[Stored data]
════════
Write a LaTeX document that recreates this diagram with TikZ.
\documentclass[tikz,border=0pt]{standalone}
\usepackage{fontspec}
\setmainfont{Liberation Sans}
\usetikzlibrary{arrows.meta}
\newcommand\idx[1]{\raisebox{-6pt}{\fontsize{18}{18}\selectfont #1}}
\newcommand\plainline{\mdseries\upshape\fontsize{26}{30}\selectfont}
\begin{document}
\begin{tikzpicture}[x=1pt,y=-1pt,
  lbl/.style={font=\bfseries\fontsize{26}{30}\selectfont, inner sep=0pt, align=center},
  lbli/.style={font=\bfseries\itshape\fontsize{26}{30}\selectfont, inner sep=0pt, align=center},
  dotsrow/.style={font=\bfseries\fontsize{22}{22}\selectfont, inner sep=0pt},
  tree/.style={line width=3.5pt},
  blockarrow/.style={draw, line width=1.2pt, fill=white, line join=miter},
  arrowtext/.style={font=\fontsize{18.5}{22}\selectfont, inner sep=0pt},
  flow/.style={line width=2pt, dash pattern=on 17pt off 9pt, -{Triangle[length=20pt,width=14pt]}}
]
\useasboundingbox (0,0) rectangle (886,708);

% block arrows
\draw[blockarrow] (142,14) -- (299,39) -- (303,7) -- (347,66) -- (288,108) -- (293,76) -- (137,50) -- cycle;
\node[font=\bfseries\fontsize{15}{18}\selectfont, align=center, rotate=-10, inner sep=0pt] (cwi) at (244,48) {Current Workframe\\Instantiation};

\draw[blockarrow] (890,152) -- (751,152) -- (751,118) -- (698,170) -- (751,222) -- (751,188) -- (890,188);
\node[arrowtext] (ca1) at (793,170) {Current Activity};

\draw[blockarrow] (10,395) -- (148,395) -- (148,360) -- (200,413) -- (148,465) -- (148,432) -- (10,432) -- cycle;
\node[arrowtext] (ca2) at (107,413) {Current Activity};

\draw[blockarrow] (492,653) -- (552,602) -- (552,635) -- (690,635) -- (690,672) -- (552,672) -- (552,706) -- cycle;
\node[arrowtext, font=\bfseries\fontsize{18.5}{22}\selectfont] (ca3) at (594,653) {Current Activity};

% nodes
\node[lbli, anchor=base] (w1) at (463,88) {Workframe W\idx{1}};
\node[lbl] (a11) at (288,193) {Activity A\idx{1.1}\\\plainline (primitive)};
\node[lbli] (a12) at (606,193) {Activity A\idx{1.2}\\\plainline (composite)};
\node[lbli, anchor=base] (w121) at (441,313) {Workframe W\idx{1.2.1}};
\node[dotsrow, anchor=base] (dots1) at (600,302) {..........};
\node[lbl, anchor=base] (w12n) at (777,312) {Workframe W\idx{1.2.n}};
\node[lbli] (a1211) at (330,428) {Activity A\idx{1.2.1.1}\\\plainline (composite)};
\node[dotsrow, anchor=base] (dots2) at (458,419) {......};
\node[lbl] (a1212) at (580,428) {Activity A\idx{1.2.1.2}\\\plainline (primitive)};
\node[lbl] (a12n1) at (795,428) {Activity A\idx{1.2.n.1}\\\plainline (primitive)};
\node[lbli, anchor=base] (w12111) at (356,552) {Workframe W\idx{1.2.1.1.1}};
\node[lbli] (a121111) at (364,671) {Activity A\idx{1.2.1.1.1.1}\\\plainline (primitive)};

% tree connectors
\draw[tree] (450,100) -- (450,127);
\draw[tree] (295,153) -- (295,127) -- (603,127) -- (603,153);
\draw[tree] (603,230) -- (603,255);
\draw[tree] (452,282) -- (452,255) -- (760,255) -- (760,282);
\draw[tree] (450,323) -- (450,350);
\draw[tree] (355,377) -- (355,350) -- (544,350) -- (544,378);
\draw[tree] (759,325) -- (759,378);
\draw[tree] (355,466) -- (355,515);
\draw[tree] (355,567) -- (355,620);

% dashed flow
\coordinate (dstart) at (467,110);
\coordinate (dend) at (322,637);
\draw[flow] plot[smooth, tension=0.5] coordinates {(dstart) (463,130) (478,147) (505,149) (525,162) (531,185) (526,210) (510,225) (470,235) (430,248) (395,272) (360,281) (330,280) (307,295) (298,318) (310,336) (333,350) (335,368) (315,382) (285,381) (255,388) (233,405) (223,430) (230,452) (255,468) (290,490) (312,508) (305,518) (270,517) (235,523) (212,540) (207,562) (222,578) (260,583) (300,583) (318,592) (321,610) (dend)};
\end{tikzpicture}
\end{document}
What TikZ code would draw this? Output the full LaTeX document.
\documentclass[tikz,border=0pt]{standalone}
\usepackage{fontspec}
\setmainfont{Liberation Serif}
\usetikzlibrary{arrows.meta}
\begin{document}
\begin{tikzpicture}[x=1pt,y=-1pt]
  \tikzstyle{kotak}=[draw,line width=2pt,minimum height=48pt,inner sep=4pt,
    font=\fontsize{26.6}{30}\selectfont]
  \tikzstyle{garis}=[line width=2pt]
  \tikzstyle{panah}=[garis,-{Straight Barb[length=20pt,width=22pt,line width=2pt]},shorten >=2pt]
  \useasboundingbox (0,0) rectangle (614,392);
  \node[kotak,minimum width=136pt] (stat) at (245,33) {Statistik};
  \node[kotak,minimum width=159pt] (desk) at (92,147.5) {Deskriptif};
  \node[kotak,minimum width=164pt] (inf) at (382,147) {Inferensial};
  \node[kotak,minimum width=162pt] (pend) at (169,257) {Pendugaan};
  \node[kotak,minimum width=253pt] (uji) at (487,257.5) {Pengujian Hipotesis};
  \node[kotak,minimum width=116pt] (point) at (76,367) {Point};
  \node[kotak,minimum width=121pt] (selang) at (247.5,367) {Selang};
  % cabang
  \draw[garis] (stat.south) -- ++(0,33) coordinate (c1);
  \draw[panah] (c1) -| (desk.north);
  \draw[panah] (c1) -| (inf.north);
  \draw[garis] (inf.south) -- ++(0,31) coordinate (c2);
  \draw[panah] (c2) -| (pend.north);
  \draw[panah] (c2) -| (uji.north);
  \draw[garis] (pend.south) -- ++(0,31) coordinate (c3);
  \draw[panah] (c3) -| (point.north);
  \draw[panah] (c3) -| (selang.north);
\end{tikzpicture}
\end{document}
════════
Return all of the entries exactly as written.

Write a LaTeX document that recreates this diagram with TikZ.
\documentclass[tikz,border=0pt]{standalone}
\usepackage{fontspec}
\setmainfont{Liberation Sans}
\usetikzlibrary{arrows.meta}
\newcommand\idx[1]{\raisebox{-6pt}{\fontsize{18}{18}\selectfont #1}}
\newcommand\plainline{\mdseries\upshape\fontsize{26}{30}\selectfont}
\begin{document}
\begin{tikzpicture}[x=1pt,y=-1pt,
  lbl/.style={font=\bfseries\fontsize{26}{30}\selectfont, inner sep=0pt, align=center},
  lbli/.style={font=\bfseries\itshape\fontsize{26}{30}\selectfont, inner sep=0pt, align=center},
  dotsrow/.style={font=\bfseries\fontsize{22}{22}\selectfont, inner sep=0pt},
  tree/.style={line width=3.5pt},
  blockarrow/.style={draw, line width=1.2pt, fill=white, line join=miter},
  arrowtext/.style={font=\fontsize{18.5}{22}\selectfont, inner sep=0pt},
  flow/.style={line width=2pt, dash pattern=on 17pt off 9pt, -{Triangle[length=20pt,width=14pt]}}
]
\useasboundingbox (0,0) rectangle (886,708);

% block arrows
\draw[blockarrow] (142,14) -- (299,39) -- (303,7) -- (347,66) -- (288,108) -- (293,76) -- (137,50) -- cycle;
\node[font=\bfseries\fontsize{15}{18}\selectfont, align=center, rotate=-10, inner sep=0pt] (cwi) at (244,48) {Current Workframe\\Instantiation};

\draw[blockarrow] (890,152) -- (751,152) -- (751,118) -- (698,170) -- (751,222) -- (751,188) -- (890,188);
\node[arrowtext] (ca1) at (793,170) {Current Activity};

\draw[blockarrow] (10,395) -- (148,395) -- (148,360) -- (200,413) -- (148,465) -- (148,432) -- (10,432) -- cycle;
\node[arrowtext] (ca2) at (107,413) {Current Activity};

\draw[blockarrow] (492,653) -- (552,602) -- (552,635) -- (690,635) -- (690,672) -- (552,672) -- (552,706) -- cycle;
\node[arrowtext, font=\bfseries\fontsize{18.5}{22}\selectfont] (ca3) at (594,653) {Current Activity};

% nodes
\node[lbli, anchor=base] (w1) at (463,88) {Workframe W\idx{1}};
\node[lbl] (a11) at (288,193) {Activity A\idx{1.1}\\\plainline (primitive)};
\node[lbli] (a12) at (606,193) {Activity A\idx{1.2}\\\plainline (composite)};
\node[lbli, anchor=base] (w121) at (441,313) {Workframe W\idx{1.2.1}};
\node[dotsrow, anchor=base] (dots1) at (600,302) {..........};
\node[lbl, anchor=base] (w12n) at (777,312) {Workframe W\idx{1.2.n}};
\node[lbli] (a1211) at (330,428) {Activity A\idx{1.2.1.1}\\\plainline (composite)};
\node[dotsrow, anchor=base] (dots2) at (458,419) {......};
\node[lbl] (a1212) at (580,428) {Activity A\idx{1.2.1.2}\\\plainline (primitive)};
\node[lbl] (a12n1) at (795,428) {Activity A\idx{1.2.n.1}\\\plainline (primitive)};
\node[lbli, anchor=base] (w12111) at (356,552) {Workframe W\idx{1.2.1.1.1}};
\node[lbli] (a121111) at (364,671) {Activity A\idx{1.2.1.1.1.1}\\\plainline (primitive)};

% tree connectors
\draw[tree] (450,100) -- (450,127);
\draw[tree] (295,153) -- (295,127) -- (603,127) -- (603,153);
\draw[tree] (603,230) -- (603,255);
\draw[tree] (452,282) -- (452,255) -- (760,255) -- (760,282);
\draw[tree] (450,323) -- (450,350);
\draw[tree] (355,377) -- (355,350) -- (544,350) -- (544,378);
\draw[tree] (759,325) -- (759,378);
\draw[tree] (355,466) -- (355,515);
\draw[tree] (355,567) -- (355,620);

% dashed flow
\coordinate (dstart) at (467,110);
\coordinate (dend) at (322,637);
\draw[flow] plot[smooth, tension=0.5] coordinates {(dstart) (463,130) (478,147) (505,149) (525,162) (531,185) (526,210) (510,225) (470,235) (430,248) (395,272) (360,281) (330,280) (307,295) (298,318) (310,336) (333,350) (335,368) (315,382) (285,381) (255,388) (233,405) (223,430) (230,452) (255,468) (290,490) (312,508) (305,518) (270,517) (235,523) (212,540) (207,562) (222,578) (260,583) (300,583) (318,592) (321,610) (dend)};
\end{tikzpicture}
\end{document}
What TikZ code would draw this? Output the full LaTeX document.
\documentclass[tikz,border=0pt]{standalone}
\usepackage{fontspec}
\setmainfont{Liberation Serif}
\usetikzlibrary{arrows.meta}
\begin{document}
\begin{tikzpicture}[x=1pt,y=-1pt]
  \tikzstyle{kotak}=[draw,line width=2pt,minimum height=48pt,inner sep=4pt,
    font=\fontsize{26.6}{30}\selectfont]
  \tikzstyle{garis}=[line width=2pt]
  \tikzstyle{panah}=[garis,-{Straight Barb[length=20pt,width=22pt,line width=2pt]},shorten >=2pt]
  \useasboundingbox (0,0) rectangle (614,392);
  \node[kotak,minimum width=136pt] (stat) at (245,33) {Statistik};
  \node[kotak,minimum width=159pt] (desk) at (92,147.5) {Deskriptif};
  \node[kotak,minimum width=164pt] (inf) at (382,147) {Inferensial};
  \node[kotak,minimum width=162pt] (pend) at (169,257) {Pendugaan};
  \node[kotak,minimum width=253pt] (uji) at (487,257.5) {Pengujian Hipotesis};
  \node[kotak,minimum width=116pt] (point) at (76,367) {Point};
  \node[kotak,minimum width=121pt] (selang) at (247.5,367) {Selang};
  % cabang
  \draw[garis] (stat.south) -- ++(0,33) coordinate (c1);
  \draw[panah] (c1) -| (desk.north);
  \draw[panah] (c1) -| (inf.north);
  \draw[garis] (inf.south) -- ++(0,31) coordinate (c2);
  \draw[panah] (c2) -| (pend.north);
  \draw[panah] (c2) -| (uji.north);
  \draw[garis] (pend.south) -- ++(0,31) coordinate (c3);
  \draw[panah] (c3) -| (point.north);
  \draw[panah] (c3) -| (selang.north);
\end{tikzpicture}
\end{document}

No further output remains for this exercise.